I won’t even ask the more fundamental question - do we really want to respond to the consequences of a property bubble by risking another one?  What this ultimately shows is a profound ignorance of what is currently happening in the market - that builders won’t start building until (a) they get rid of the unsold stock and (b) marginal renters (those waiting to buy) feel prices have reached bottom.  Cutting stamp duties will have no effect on these processes.  As to the fundamental issue - Enda is just as silent on this as he was on the issue of indigenous enterprise and wealth generation.
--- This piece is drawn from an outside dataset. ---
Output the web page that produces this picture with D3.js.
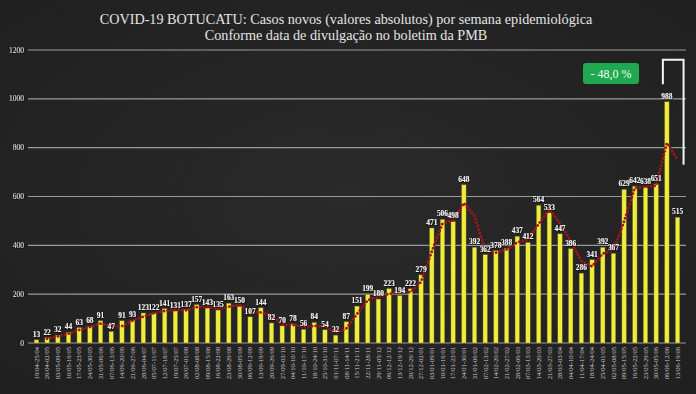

To do a proper deconstruction of his speech would require volumes.  One small point: he (rightly) criticised the Government for postponing IT investment in schools - saving €250 million.  With all the cuts, how would Enda pay for this one (among hundred) of important investments?  He wants to cull ‘quangos’ (saving: €50 million a year) and cut administration in the HSE (saving: €100 million).  These two savings wouldn’t pay for the IT investment - and Enda wants to cut stamp duty revenue. And cut spending growth to near zero in real terms.  Does any of this compute?

The fact that Fine Gael comes out with nonsense is nothing new - they’ve been championing nonsense for decades (and losing elections).  What the Left and, in particular, Labour should be doing is jumping all over this nonsense.  It should denounce this rubbish for what it is - Fianna Fail-lite but without all the corrupt craftiness and inimitable deceit that gives Fianna Fail such body. For the Left faces two enemies: Fianna Fail and Fine Gael.  We have to dispatch the latter before we are in a position to take on the former.  And Fine Gael is giving us a gift - every time Enda Kenny opens his mouth.

No, we don’t have to employ the language used by Dublin Opinion, that terrible name calling and the like.  Even if it’s true - absolutely, positively, 100 percent without any doubt whatsoever - that Enda Kenny is a Mcf***wit.